[GIVEN PROBLEM] Please copy out exactly, and only, the lines between the line with "Clone this chart in matplotlib." and the line with "plt.rcParams['font.family'] = ['Open", both included. Pictures are to be omitted.

[PROVIDED DATA]
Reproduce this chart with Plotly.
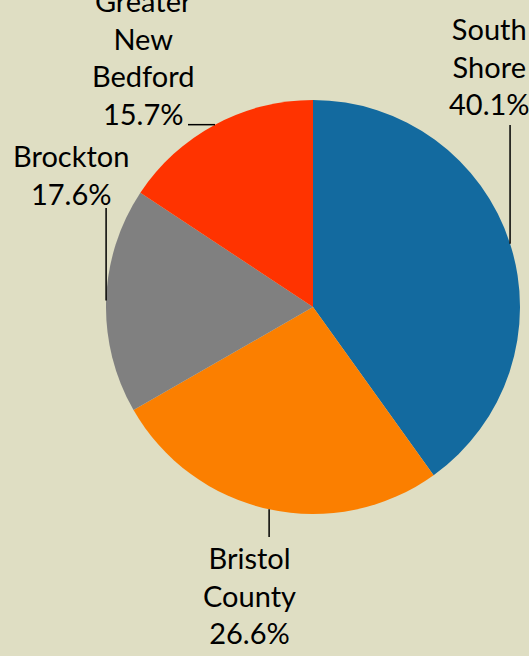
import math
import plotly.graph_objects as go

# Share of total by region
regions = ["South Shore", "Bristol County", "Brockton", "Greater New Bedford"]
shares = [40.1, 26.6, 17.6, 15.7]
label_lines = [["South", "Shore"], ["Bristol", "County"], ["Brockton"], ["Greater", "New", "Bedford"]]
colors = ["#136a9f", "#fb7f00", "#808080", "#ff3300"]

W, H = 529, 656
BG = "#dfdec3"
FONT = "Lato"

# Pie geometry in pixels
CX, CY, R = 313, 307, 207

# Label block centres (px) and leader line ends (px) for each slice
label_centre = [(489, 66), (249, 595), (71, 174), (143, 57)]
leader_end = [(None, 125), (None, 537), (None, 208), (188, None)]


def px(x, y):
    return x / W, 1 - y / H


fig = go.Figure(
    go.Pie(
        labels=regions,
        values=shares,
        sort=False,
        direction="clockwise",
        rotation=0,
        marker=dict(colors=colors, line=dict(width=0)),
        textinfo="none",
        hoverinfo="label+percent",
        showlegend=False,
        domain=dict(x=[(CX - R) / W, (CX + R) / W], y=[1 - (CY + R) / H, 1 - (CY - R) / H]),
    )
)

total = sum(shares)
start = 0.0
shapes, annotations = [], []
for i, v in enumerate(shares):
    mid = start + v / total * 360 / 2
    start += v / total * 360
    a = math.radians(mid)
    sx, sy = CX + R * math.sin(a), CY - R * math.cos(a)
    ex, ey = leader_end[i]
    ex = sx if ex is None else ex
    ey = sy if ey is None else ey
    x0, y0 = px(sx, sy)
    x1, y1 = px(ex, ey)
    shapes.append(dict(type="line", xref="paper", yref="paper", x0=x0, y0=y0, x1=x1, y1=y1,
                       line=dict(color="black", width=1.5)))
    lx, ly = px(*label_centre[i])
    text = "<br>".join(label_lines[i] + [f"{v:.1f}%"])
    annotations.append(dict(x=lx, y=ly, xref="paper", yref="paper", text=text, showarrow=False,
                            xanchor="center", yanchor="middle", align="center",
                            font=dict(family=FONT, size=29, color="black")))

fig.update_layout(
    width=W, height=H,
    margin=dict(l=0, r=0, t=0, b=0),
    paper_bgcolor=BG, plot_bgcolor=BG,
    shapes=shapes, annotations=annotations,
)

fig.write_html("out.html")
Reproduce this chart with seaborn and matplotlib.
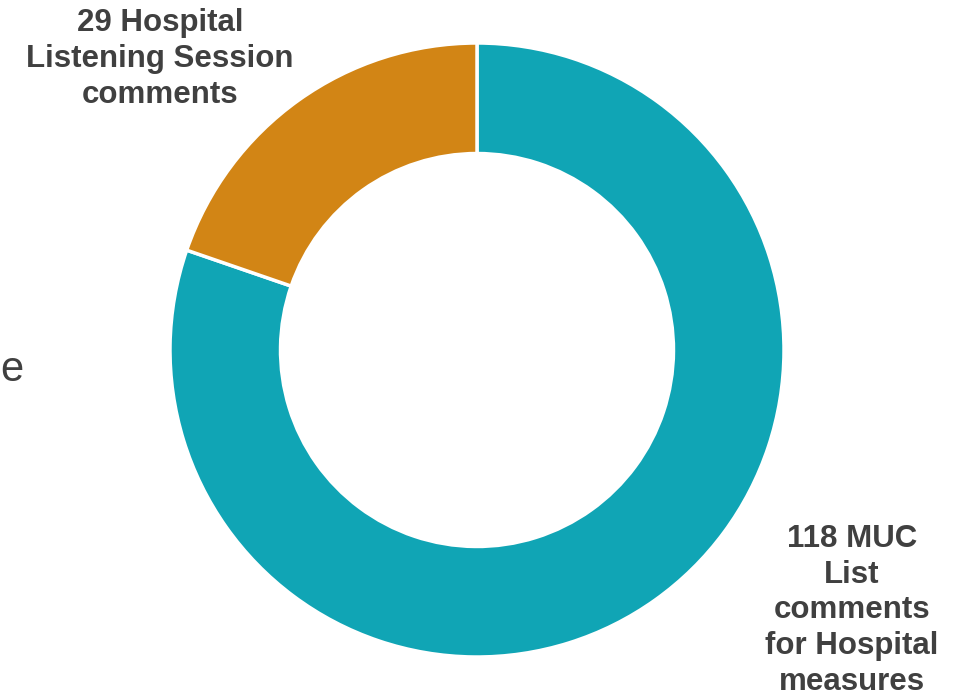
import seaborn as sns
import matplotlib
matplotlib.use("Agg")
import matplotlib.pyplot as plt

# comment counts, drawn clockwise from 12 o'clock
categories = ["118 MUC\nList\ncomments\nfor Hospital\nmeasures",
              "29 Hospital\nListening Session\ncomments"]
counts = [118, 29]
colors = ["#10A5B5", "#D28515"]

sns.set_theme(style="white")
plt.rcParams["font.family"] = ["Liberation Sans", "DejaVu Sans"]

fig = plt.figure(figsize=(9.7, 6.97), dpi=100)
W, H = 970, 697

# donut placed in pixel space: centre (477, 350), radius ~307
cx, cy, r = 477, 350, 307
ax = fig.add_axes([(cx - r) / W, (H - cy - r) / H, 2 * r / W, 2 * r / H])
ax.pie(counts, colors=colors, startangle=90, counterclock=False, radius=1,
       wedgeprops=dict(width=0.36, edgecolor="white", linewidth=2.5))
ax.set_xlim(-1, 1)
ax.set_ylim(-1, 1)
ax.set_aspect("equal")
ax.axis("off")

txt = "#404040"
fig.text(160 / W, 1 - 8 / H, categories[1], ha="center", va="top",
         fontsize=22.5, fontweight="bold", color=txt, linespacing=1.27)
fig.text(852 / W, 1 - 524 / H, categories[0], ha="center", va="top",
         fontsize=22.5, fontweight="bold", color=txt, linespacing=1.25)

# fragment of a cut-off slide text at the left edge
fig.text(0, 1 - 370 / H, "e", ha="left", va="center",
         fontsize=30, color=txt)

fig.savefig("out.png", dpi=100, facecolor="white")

--

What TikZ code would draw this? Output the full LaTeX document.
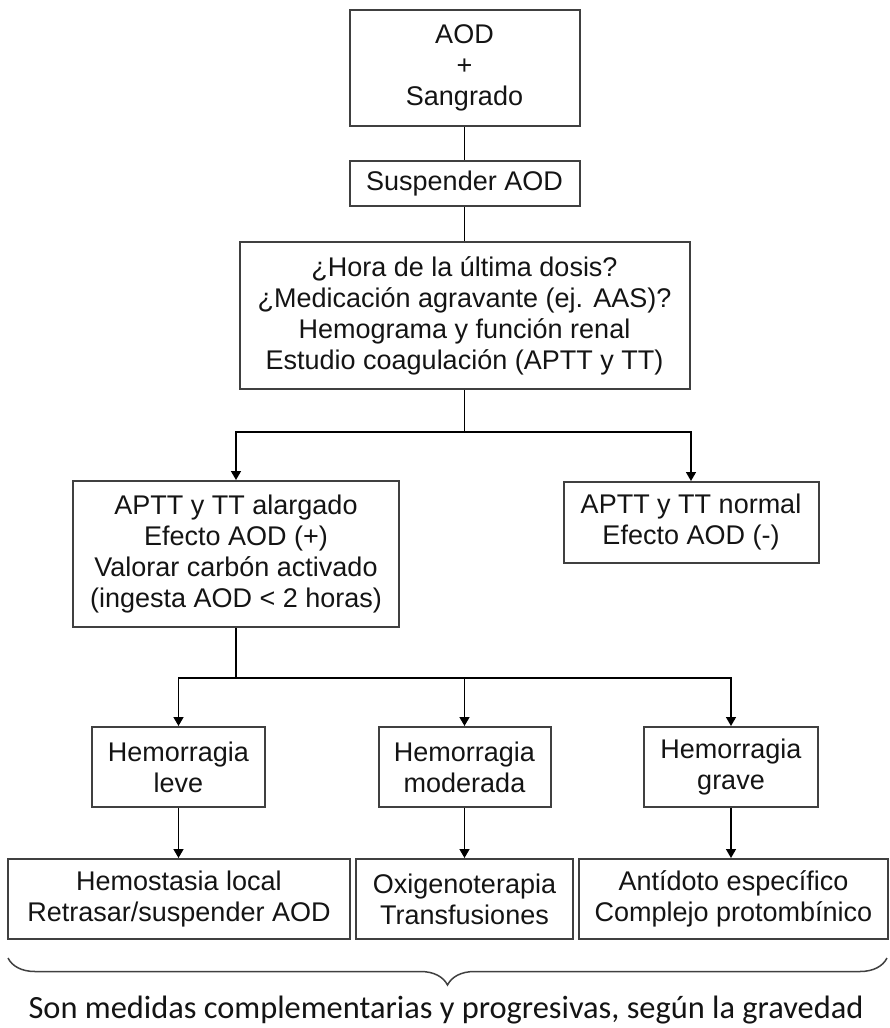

==

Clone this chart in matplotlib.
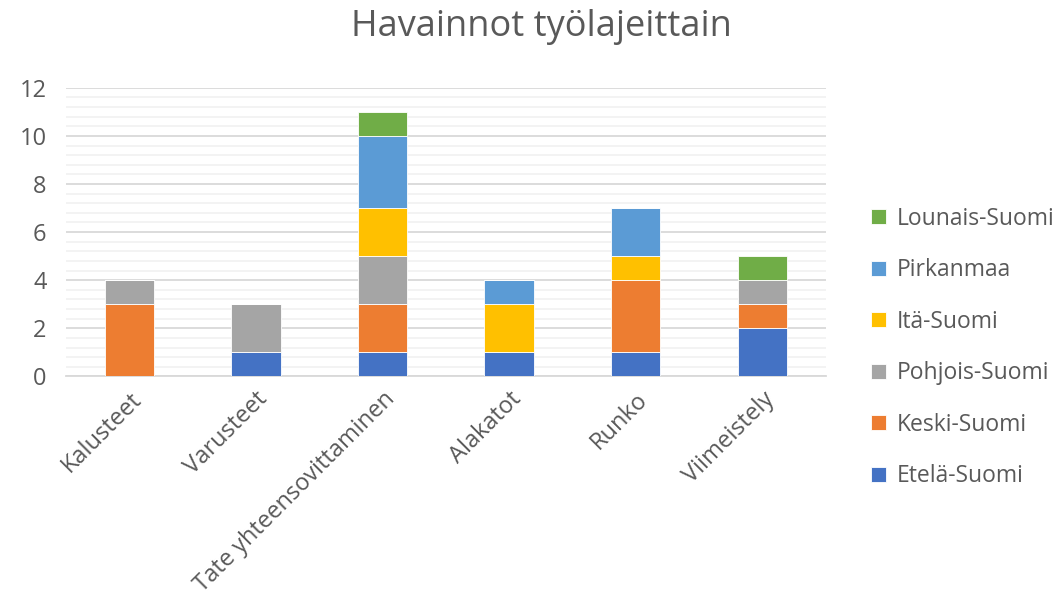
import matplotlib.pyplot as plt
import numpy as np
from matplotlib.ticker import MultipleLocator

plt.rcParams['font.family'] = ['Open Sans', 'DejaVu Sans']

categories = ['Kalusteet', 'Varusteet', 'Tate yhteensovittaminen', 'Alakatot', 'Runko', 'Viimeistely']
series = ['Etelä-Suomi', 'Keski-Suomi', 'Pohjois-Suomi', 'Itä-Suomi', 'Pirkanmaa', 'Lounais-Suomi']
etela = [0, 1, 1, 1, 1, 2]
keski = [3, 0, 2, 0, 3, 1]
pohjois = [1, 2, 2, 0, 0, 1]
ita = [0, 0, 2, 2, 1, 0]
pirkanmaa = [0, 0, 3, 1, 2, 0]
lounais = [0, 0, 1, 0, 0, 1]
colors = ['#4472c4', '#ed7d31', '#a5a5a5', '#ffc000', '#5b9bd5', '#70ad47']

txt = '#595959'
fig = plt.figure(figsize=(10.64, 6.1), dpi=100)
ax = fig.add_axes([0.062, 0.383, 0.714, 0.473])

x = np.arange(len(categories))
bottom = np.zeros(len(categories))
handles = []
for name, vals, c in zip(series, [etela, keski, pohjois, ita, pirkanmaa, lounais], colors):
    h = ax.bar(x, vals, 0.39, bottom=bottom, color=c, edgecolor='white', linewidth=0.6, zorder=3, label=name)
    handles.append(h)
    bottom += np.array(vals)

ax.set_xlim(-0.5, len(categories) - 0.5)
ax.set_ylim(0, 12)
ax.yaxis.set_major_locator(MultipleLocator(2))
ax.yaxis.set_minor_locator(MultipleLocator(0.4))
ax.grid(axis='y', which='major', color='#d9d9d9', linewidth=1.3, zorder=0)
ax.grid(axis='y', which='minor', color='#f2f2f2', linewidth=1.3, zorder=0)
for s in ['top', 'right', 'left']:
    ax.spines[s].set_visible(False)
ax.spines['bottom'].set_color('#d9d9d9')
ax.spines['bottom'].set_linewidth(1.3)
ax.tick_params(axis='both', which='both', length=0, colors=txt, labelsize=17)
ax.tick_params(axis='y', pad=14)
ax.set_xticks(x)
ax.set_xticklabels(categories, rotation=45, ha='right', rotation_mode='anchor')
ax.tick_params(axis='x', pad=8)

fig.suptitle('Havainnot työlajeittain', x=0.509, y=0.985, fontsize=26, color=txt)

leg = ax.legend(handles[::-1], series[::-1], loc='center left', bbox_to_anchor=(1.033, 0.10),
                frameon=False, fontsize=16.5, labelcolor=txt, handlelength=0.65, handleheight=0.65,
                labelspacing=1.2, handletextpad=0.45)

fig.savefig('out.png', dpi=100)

[FULL SOLUTION]
Clone this chart in matplotlib.
import matplotlib.pyplot as plt
import numpy as np
from matplotlib.ticker import MultipleLocator

plt.rcParams['font.family'] = ['Open Sans', 'DejaVu Sans']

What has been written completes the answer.